Sylvain m’a offert mon premier voyage en avion. Il avait arrêté ses études pour me laisser la place. Le budget familial ne permettait pas de conduire chacun au bout de ses capacités, sinon de devenir autodidacte. Il avait choisi d’effectuer des travaux manuels, manœuvre le plus souvent, pour trouver une certaine indépendance. Au cours de l’été, il avait rencontré une jeune niçoise et avait promis d’aller la voir sur la Baie des Anges. Lorsqu’il eut amassé suffisamment d’argent nous fîmes connaissance, par temps de pluie, avec la caravelle qui assurait le lien entre la Corse et la Côte d’Azur. Je n’ai jamais compris sa connaissance parfaite des hauteurs niçoises où nous passions les nuits à la belle étoile (nous étions en novembre me semble-t-il). Je passais mes journées, seul, à attendre son retour, caché parmi les arbustes… Il venait me chercher aux environs de midi pour descendre sur une place de Nice afin de nous sustenter d’un pan bagnat et d’un lait frappé. Je regagnais mon refuge en attendant la tombée de la nuit. Je n’ai jamais vu sa copine… tout était resté mystérieux. Quelques années plus tard, j’effectuais mes études dans une faculté de la ville et fréquentais les abords de la Promenade des Anglais. C’était mon vrai départ dans la vie d’adulte. Un départ chargé d’épisodes surprenants, abracadabrantesques souvent… Mais ce n’est pas le moment d’en parler.
Aujourd’hui, j’ai voulu rappeler ces passages de notre enfance et de notre adolescence à mon grand frère qui est un de mes plus fidèles lecteurs… Je pense qu’il sera surpris de constater qu’ils sont encore frais dans ma mémoire.
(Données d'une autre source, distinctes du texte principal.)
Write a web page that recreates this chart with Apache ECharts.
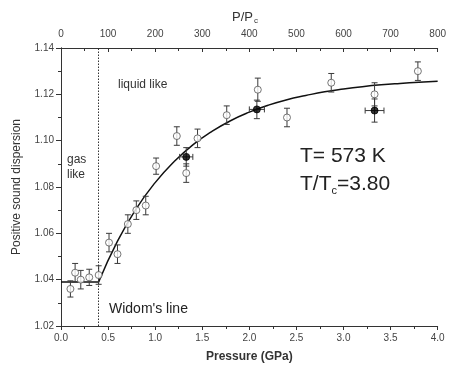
<!DOCTYPE html>
<html><head><meta charset="utf-8">
<script src="https://cdn.jsdelivr.net/npm/echarts@6/dist/echarts.min.js"></script>
<style>html,body{margin:0;padding:0;background:#fff}#c{width:449px;height:368px}</style>
</head><body><div id="c"></div>
<script>
// Open circles (measured points)
const openP   = [0.10, 0.15, 0.21, 0.30, 0.40, 0.51, 0.60, 0.71, 0.80, 0.90, 1.01, 1.23, 1.33, 1.45, 1.76, 2.09, 2.40, 2.87, 3.33, 3.79];
const openV   = [1.036, 1.043, 1.040, 1.041, 1.042, 1.056, 1.051, 1.064, 1.070, 1.072, 1.089, 1.102, 1.086, 1.101, 1.111, 1.122, 1.110, 1.125, 1.120, 1.130];
const openErr = [0.0035, 0.004, 0.004, 0.0035, 0.004, 0.004, 0.004, 0.004, 0.004, 0.004, 0.0035, 0.004, 0.004, 0.004, 0.004, 0.005, 0.004, 0.004, 0.005, 0.004];
// Filled circles
const filledP    = [1.33, 2.08, 3.33];
const filledV    = [1.093, 1.1135, 1.113];
const filledErrV = [0.004, 0.004, 0.005];
const filledErrP = [0.07, 0.08, 0.10];
// Fit line
const flatP = [0.0, 0.4];
const flatV = [1.039, 1.039];
const fitP = [0.4, 0.6, 0.8, 1.0, 1.2, 1.4, 1.6, 1.8, 2.0, 2.2, 2.4, 2.6, 2.8, 3.0, 3.2, 3.4, 3.6, 3.8, 4.0];
const fitV = [1.039, 1.0566, 1.0707, 1.0819, 1.0909, 1.0982, 1.1039, 1.1086, 1.1123, 1.1153, 1.1177, 1.1195, 1.1211, 1.1223, 1.1233, 1.1241, 1.1247, 1.1252, 1.1256];
const widomP = 0.4;
// Axis ticks
const xTicks = {min: 0, max: 4, step: 0.5};
const topTicks = {min: 0, max: 800, step: 100};
const yTicks = {min: 1.02, max: 1.14, step: 0.02};

const FONT = 'Liberation Sans, Arial, sans-serif';
const chart = echarts.init(document.getElementById('c'), null, {renderer: 'canvas'});

function zip(a, b, c, d) { return a.map((v, i) => [v, b[i], c ? c[i] : 0, d ? d[i] : 0]); }

function errRender(params, api) {
  const x = api.value(0), y = api.value(1), ey = api.value(2), ex = api.value(3);
  const st = {stroke: '#3a3a3a', lineWidth: 1};
  const ch = [];
  const t = api.coord([x, y + ey]), b = api.coord([x, y - ey]);
  const cw = 3;
  ch.push({type: 'line', shape: {x1: t[0], y1: t[1], x2: b[0], y2: b[1]}, style: st});
  ch.push({type: 'line', shape: {x1: t[0] - cw, y1: t[1], x2: t[0] + cw, y2: t[1]}, style: st});
  ch.push({type: 'line', shape: {x1: b[0] - cw, y1: b[1], x2: b[0] + cw, y2: b[1]}, style: st});
  if (ex > 0) {
    const l = api.coord([x - ex, y]), r = api.coord([x + ex, y]);
    ch.push({type: 'line', shape: {x1: l[0], y1: l[1], x2: r[0], y2: r[1]}, style: st});
    ch.push({type: 'line', shape: {x1: l[0], y1: l[1] - cw, x2: l[0], y2: l[1] + cw}, style: st});
    ch.push({type: 'line', shape: {x1: r[0], y1: r[1] - cw, x2: r[0], y2: r[1] + cw}, style: st});
  }
  return {type: 'group', children: ch};
}

const axisLine = {show: true, lineStyle: {color: '#333', width: 1}};
const lblStyle = {fontFamily: FONT, fontSize: 10, color: '#444'};

chart.setOption({
  animation: false,
  backgroundColor: '#fff',
  grid: {left: 61, right: 6, top: 48, bottom: 39, containLabel: false},
  xAxis: [
    {type: 'value', position: 'bottom', min: xTicks.min, max: xTicks.max, interval: xTicks.step,
     axisLine: axisLine, splitLine: {show: false},
     axisTick: {show: true, inside: false, length: 4, lineStyle: {color: '#333'}},
     minorTick: {show: true, splitNumber: 2, length: 3, lineStyle: {color: '#333'}},
     axisLabel: Object.assign({margin: 7, formatter: v => v.toFixed(1)}, lblStyle),
     name: 'Pressure (GPa)', nameLocation: 'middle', nameGap: 25,
     nameTextStyle: {fontFamily: FONT, fontSize: 12, fontWeight: 'bold', color: '#333'}},
    {type: 'value', position: 'top', min: topTicks.min, max: topTicks.max, interval: topTicks.step,
     axisLine: axisLine, splitLine: {show: false},
     axisTick: {show: true, inside: true, length: 4, lineStyle: {color: '#333'}},
     minorTick: {show: true, splitNumber: 2, length: 3, lineStyle: {color: '#333'}},
     axisLabel: Object.assign({margin: 9}, lblStyle)}
  ],
  yAxis: [
    {type: 'value', position: 'left', min: yTicks.min, max: yTicks.max, interval: yTicks.step,
     axisLine: axisLine, splitLine: {show: false},
     axisTick: {show: true, inside: false, length: 5, lineStyle: {color: '#333'}},
     minorTick: {show: true, splitNumber: 2, length: 3, lineStyle: {color: '#333'}},
     axisLabel: Object.assign({margin: 7, formatter: v => v.toFixed(2)}, lblStyle),
     name: 'Positive sound dispersion', nameLocation: 'middle', nameGap: 38,
     nameTextStyle: {fontFamily: FONT, fontSize: 12, color: '#333'}},
    {type: 'value', position: 'right', min: yTicks.min, max: yTicks.max, interval: yTicks.step,
     axisLine: axisLine, splitLine: {show: false},
     axisTick: {show: true, inside: true, length: 5, lineStyle: {color: '#333'}},
     minorTick: {show: true, splitNumber: 2, length: 3, lineStyle: {color: '#333'}},
     axisLabel: {show: false}}
  ],
  series: [
    {type: 'line', data: flatP.map((p, i) => [p, flatV[i]]), symbol: 'none',
     lineStyle: {color: '#111', width: 1.5}, z: 3,
     markLine: {silent: true, symbol: 'none', label: {show: false},
       lineStyle: {color: '#333', type: [1.5, 1.5], width: 1}, data: [{xAxis: widomP}]}},
    {type: 'line', data: fitP.map((p, i) => [p, fitV[i]]), symbol: 'none', smooth: 0.5,
     lineStyle: {color: '#111', width: 1.5}, z: 3},
    {type: 'custom', renderItem: errRender, data: zip(openP, openV, openErr), z: 4},
    {type: 'custom', renderItem: errRender, data: zip(filledP, filledV, filledErrV, filledErrP), z: 4},
    {type: 'scatter', data: openP.map((p, i) => [p, openV[i]]), symbol: 'circle', symbolSize: 7,
     itemStyle: {color: '#fff', borderColor: '#555', borderWidth: 1}, z: 5},
    {type: 'scatter', data: filledP.map((p, i) => [p, filledV[i]]), symbol: 'circle', symbolSize: 7,
     itemStyle: {color: '#000', borderColor: '#000', borderWidth: 1}, z: 6}
  ],
  graphic: [
    {type: 'text', left: 232, top: 9, style: {text: '{a|P/P}{s|c}', fontFamily: FONT, fill: '#333',
      rich: {a: {fontSize: 13, fontFamily: FONT, fill: '#333', lineHeight: 16},
             s: {fontSize: 8, fontFamily: FONT, fill: '#333', verticalAlign: 'bottom', lineHeight: 8, padding: [8, 0, 0, 1]}}}},
    {type: 'text', left: 67, top: 152, style: {text: 'gas\nlike', fontFamily: FONT, fontSize: 12, lineHeight: 15, fill: '#333'}},
    {type: 'text', left: 118, top: 79, style: {text: 'liquid like', fontFamily: FONT, fontSize: 12, fill: '#333'}},
    {type: 'text', left: 109, top: 302, style: {text: "Widom's line", fontFamily: FONT, fontSize: 14, fill: '#222'}},
    {type: 'text', left: 300, top: 146, style: {text: 'T= 573 K', fontFamily: FONT, fontSize: 21, fill: '#222'}},
    {type: 'text', left: 300, top: 173, style: {text: '{a|T/T}{s|c}{a|=3.80}', fontFamily: FONT, fill: '#222',
      rich: {a: {fontSize: 21, fontFamily: FONT, fill: '#222', lineHeight: 24},
             s: {fontSize: 11, fontFamily: FONT, fill: '#222', verticalAlign: 'bottom', lineHeight: 11, padding: [12, 0, 0, 0]}}}}
  ]
});
</script></body></html>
Nous nous portons un amour fraternel toujours tacite et c’est pour cela que nous le ressentons plus fort encore.

Comu và fratellonu ?

Les photos sont tirées d’un film tourné dans la maison de la Navaggia (plus haut, mon grand-père) par une équipe de la radio danoise et autour d’un « méchoui » (terme impropre puis qu’il s’agissait de rôtir un sanglier). On nous voit, lui devant et moi derrière sur la gauche. C’était en 1962.

 

Grand-père, grand-mère, père et mère lors du même tournage. Photos en capture d’écran. (Cliquez sur les photos)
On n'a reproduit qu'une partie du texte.